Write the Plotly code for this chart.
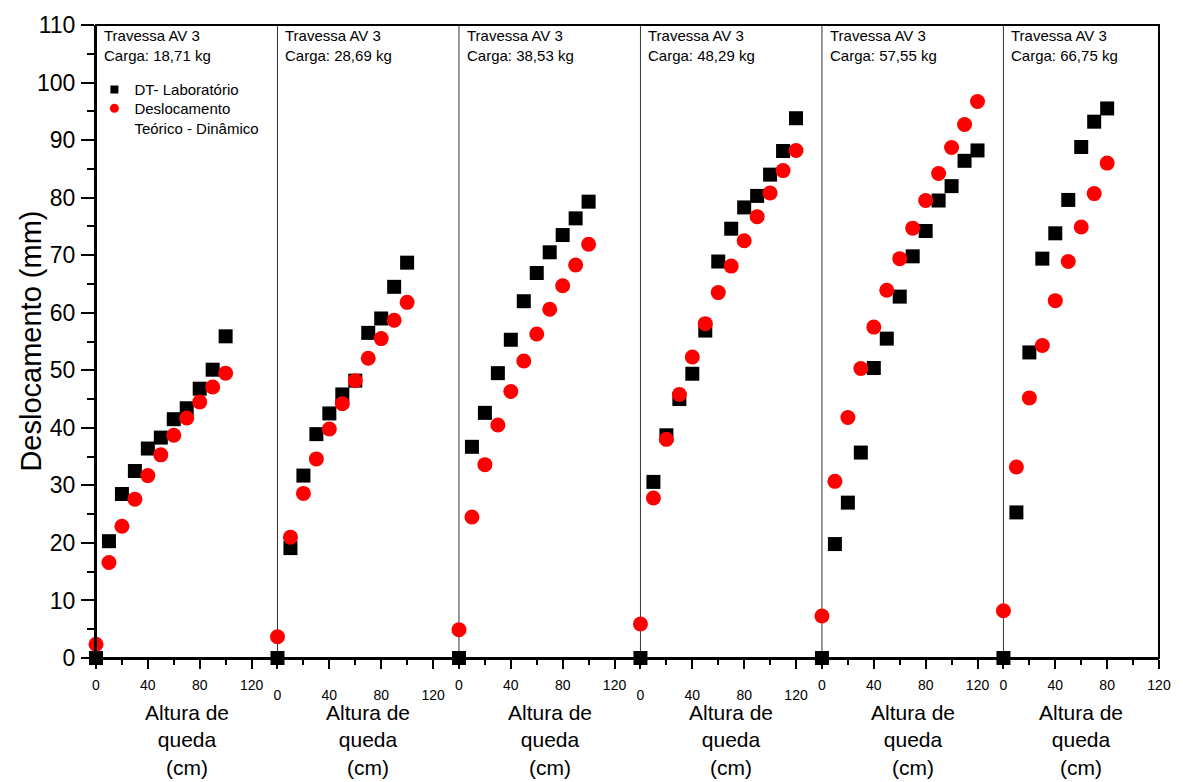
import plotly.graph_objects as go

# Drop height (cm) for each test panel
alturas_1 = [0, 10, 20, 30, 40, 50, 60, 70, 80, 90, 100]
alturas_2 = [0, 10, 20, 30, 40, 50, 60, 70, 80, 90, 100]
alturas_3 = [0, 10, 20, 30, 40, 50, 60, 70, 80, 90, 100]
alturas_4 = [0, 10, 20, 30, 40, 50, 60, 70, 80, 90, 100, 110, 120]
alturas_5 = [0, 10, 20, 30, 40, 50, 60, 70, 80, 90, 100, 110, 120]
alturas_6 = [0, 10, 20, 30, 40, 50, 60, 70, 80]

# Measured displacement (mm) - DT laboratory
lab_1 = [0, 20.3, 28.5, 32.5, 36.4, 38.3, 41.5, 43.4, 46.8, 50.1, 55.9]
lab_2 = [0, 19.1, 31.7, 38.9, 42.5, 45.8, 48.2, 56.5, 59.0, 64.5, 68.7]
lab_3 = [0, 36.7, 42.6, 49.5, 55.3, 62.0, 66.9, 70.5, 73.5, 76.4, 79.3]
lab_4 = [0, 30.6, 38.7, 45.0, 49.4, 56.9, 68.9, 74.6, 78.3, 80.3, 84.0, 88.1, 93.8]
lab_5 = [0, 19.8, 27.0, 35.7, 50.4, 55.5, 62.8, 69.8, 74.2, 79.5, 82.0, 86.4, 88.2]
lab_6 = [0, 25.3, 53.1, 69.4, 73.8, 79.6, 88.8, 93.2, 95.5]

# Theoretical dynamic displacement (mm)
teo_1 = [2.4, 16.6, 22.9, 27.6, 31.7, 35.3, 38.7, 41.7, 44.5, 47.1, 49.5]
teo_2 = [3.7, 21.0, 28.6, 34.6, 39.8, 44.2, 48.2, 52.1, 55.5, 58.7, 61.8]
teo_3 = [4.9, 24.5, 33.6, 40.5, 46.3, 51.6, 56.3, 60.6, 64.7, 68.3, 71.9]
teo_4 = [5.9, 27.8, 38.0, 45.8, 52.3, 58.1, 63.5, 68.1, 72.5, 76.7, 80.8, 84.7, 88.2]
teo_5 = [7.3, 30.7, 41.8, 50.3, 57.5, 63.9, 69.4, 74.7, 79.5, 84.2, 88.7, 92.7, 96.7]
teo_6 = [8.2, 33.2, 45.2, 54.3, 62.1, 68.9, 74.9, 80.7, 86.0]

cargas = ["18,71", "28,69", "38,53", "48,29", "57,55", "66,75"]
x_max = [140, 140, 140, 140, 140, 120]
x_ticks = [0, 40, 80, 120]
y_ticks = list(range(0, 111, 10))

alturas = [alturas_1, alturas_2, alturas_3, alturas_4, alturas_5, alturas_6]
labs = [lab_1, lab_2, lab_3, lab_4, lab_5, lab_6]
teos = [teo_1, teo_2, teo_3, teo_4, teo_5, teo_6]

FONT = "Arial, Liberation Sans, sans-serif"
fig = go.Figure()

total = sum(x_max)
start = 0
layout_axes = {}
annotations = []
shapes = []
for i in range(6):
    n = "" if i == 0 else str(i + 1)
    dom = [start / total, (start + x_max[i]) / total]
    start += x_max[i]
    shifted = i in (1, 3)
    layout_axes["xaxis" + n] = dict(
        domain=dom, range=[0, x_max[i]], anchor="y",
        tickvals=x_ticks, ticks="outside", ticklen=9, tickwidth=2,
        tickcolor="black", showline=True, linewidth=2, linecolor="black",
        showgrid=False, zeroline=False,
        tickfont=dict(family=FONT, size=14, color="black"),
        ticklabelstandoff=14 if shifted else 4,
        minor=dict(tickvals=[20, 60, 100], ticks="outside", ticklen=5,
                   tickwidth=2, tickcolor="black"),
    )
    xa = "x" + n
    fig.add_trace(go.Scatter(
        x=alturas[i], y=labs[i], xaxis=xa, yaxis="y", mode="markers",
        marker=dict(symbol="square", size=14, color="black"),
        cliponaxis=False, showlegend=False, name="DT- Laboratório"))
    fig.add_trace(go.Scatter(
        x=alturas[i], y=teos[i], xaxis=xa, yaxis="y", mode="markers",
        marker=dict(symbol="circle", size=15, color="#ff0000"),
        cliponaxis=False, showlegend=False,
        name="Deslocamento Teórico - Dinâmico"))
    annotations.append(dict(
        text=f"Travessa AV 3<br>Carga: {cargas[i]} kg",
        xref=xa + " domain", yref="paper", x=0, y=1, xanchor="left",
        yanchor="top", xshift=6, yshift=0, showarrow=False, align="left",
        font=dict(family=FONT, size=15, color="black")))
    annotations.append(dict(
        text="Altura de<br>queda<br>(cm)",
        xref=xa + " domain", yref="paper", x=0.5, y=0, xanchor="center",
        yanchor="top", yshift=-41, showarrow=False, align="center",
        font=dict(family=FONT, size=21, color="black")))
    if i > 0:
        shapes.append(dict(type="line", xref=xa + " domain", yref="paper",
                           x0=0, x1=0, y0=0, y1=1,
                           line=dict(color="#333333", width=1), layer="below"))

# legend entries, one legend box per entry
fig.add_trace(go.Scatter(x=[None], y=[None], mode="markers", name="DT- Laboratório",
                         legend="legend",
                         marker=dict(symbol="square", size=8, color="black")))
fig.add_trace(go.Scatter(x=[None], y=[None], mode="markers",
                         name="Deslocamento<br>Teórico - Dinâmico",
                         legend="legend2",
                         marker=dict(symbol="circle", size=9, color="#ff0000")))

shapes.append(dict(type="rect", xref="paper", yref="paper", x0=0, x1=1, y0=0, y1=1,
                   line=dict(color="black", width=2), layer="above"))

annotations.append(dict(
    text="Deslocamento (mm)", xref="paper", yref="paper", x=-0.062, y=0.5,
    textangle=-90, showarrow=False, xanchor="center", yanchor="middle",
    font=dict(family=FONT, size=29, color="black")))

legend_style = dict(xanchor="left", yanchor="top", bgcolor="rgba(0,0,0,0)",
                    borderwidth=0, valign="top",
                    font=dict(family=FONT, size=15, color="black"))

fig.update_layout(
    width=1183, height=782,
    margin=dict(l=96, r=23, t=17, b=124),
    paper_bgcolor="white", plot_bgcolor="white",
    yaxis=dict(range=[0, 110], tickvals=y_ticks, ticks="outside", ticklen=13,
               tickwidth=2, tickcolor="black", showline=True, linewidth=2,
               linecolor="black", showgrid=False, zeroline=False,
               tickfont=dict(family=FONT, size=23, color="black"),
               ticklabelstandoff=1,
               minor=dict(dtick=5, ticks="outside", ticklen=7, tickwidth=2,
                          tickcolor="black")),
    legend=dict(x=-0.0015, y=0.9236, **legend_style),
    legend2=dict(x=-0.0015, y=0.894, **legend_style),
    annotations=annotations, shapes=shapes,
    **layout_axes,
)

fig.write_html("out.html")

◇ ◇ ◇

> **STATED GOAL**
Quote each line of the listing exactly, but leave the pictures out.

> **OUTPUT BELOW**
Write the Plotly code for this chart.
import plotly.graph_objects as go

# Drop height (cm) for each test panel
alturas_1 = [0, 10, 20, 30, 40, 50, 60, 70, 80, 90, 100]
alturas_2 = [0, 10, 20, 30, 40, 50, 60, 70, 80, 90, 100]
alturas_3 = [0, 10, 20, 30, 40, 50, 60, 70, 80, 90, 100]
alturas_4 = [0, 10, 20, 30, 40, 50, 60, 70, 80, 90, 100, 110, 120]
alturas_5 = [0, 10, 20, 30, 40, 50, 60, 70, 80, 90, 100, 110, 120]
alturas_6 = [0, 10, 20, 30, 40, 50, 60, 70, 80]

# Measured displacement (mm) - DT laboratory
lab_1 = [0, 20.3, 28.5, 32.5, 36.4, 38.3, 41.5, 43.4, 46.8, 50.1, 55.9]
lab_2 = [0, 19.1, 31.7, 38.9, 42.5, 45.8, 48.2, 56.5, 59.0, 64.5, 68.7]
lab_3 = [0, 36.7, 42.6, 49.5, 55.3, 62.0, 66.9, 70.5, 73.5, 76.4, 79.3]
lab_4 = [0, 30.6, 38.7, 45.0, 49.4, 56.9, 68.9, 74.6, 78.3, 80.3, 84.0, 88.1, 93.8]
lab_5 = [0, 19.8, 27.0, 35.7, 50.4, 55.5, 62.8, 69.8, 74.2, 79.5, 82.0, 86.4, 88.2]
lab_6 = [0, 25.3, 53.1, 69.4, 73.8, 79.6, 88.8, 93.2, 95.5]

# Theoretical dynamic displacement (mm)
teo_1 = [2.4, 16.6, 22.9, 27.6, 31.7, 35.3, 38.7, 41.7, 44.5, 47.1, 49.5]
teo_2 = [3.7, 21.0, 28.6, 34.6, 39.8, 44.2, 48.2, 52.1, 55.5, 58.7, 61.8]
teo_3 = [4.9, 24.5, 33.6, 40.5, 46.3, 51.6, 56.3, 60.6, 64.7, 68.3, 71.9]
teo_4 = [5.9, 27.8, 38.0, 45.8, 52.3, 58.1, 63.5, 68.1, 72.5, 76.7, 80.8, 84.7, 88.2]
teo_5 = [7.3, 30.7, 41.8, 50.3, 57.5, 63.9, 69.4, 74.7, 79.5, 84.2, 88.7, 92.7, 96.7]
teo_6 = [8.2, 33.2, 45.2, 54.3, 62.1, 68.9, 74.9, 80.7, 86.0]

cargas = ["18,71", "28,69", "38,53", "48,29", "57,55", "66,75"]
x_max = [140, 140, 140, 140, 140, 120]
x_ticks = [0, 40, 80, 120]
y_ticks = list(range(0, 111, 10))

alturas = [alturas_1, alturas_2, alturas_3, alturas_4, alturas_5, alturas_6]
labs = [lab_1, lab_2, lab_3, lab_4, lab_5, lab_6]
teos = [teo_1, teo_2, teo_3, teo_4, teo_5, teo_6]

FONT = "Arial, Liberation Sans, sans-serif"
fig = go.Figure()

total = sum(x_max)
start = 0
layout_axes = {}
annotations = []
shapes = []
for i in range(6):
    n = "" if i == 0 else str(i + 1)
    dom = [start / total, (start + x_max[i]) / total]
    start += x_max[i]
    shifted = i in (1, 3)
    layout_axes["xaxis" + n] = dict(
        domain=dom, range=[0, x_max[i]], anchor="y",
        tickvals=x_ticks, ticks="outside", ticklen=9, tickwidth=2,
        tickcolor="black", showline=True, linewidth=2, linecolor="black",
        showgrid=False, zeroline=False,
        tickfont=dict(family=FONT, size=14, color="black"),
        ticklabelstandoff=14 if shifted else 4,
        minor=dict(tickvals=[20, 60, 100], ticks="outside", ticklen=5,
                   tickwidth=2, tickcolor="black"),
    )
    xa = "x" + n
    fig.add_trace(go.Scatter(
        x=alturas[i], y=labs[i], xaxis=xa, yaxis="y", mode="markers",
        marker=dict(symbol="square", size=14, color="black"),
        cliponaxis=False, showlegend=False, name="DT- Laboratório"))
    fig.add_trace(go.Scatter(
        x=alturas[i], y=teos[i], xaxis=xa, yaxis="y", mode="markers",
        marker=dict(symbol="circle", size=15, color="#ff0000"),
        cliponaxis=False, showlegend=False,
        name="Deslocamento Teórico - Dinâmico"))
    annotations.append(dict(
        text=f"Travessa AV 3<br>Carga: {cargas[i]} kg",
        xref=xa + " domain", yref="paper", x=0, y=1, xanchor="left",
        yanchor="top", xshift=6, yshift=0, showarrow=False, align="left",
        font=dict(family=FONT, size=15, color="black")))
    annotations.append(dict(
        text="Altura de<br>queda<br>(cm)",
        xref=xa + " domain", yref="paper", x=0.5, y=0, xanchor="center",
        yanchor="top", yshift=-41, showarrow=False, align="center",
        font=dict(family=FONT, size=21, color="black")))
    if i > 0:
        shapes.append(dict(type="line", xref=xa + " domain", yref="paper",
                           x0=0, x1=0, y0=0, y1=1,
                           line=dict(color="#333333", width=1), layer="below"))

# legend entries, one legend box per entry
fig.add_trace(go.Scatter(x=[None], y=[None], mode="markers", name="DT- Laboratório",
                         legend="legend",
                         marker=dict(symbol="square", size=8, color="black")))
fig.add_trace(go.Scatter(x=[None], y=[None], mode="markers",
                         name="Deslocamento<br>Teórico - Dinâmico",
                         legend="legend2",
                         marker=dict(symbol="circle", size=9, color="#ff0000")))

shapes.append(dict(type="rect", xref="paper", yref="paper", x0=0, x1=1, y0=0, y1=1,
                   line=dict(color="black", width=2), layer="above"))

annotations.append(dict(
    text="Deslocamento (mm)", xref="paper", yref="paper", x=-0.062, y=0.5,
    textangle=-90, showarrow=False, xanchor="center", yanchor="middle",
    font=dict(family=FONT, size=29, color="black")))

legend_style = dict(xanchor="left", yanchor="top", bgcolor="rgba(0,0,0,0)",
                    borderwidth=0, valign="top",
                    font=dict(family=FONT, size=15, color="black"))

fig.update_layout(
    width=1183, height=782,
    margin=dict(l=96, r=23, t=17, b=124),
    paper_bgcolor="white", plot_bgcolor="white",
    yaxis=dict(range=[0, 110], tickvals=y_ticks, ticks="outside", ticklen=13,
               tickwidth=2, tickcolor="black", showline=True, linewidth=2,
               linecolor="black", showgrid=False, zeroline=False,
               tickfont=dict(family=FONT, size=23, color="black"),
               ticklabelstandoff=1,
               minor=dict(dtick=5, ticks="outside", ticklen=7, tickwidth=2,
                          tickcolor="black")),
    legend=dict(x=-0.0015, y=0.9236, **legend_style),
    legend2=dict(x=-0.0015, y=0.894, **legend_style),
    annotations=annotations, shapes=shapes,
    **layout_axes,
)

fig.write_html("out.html")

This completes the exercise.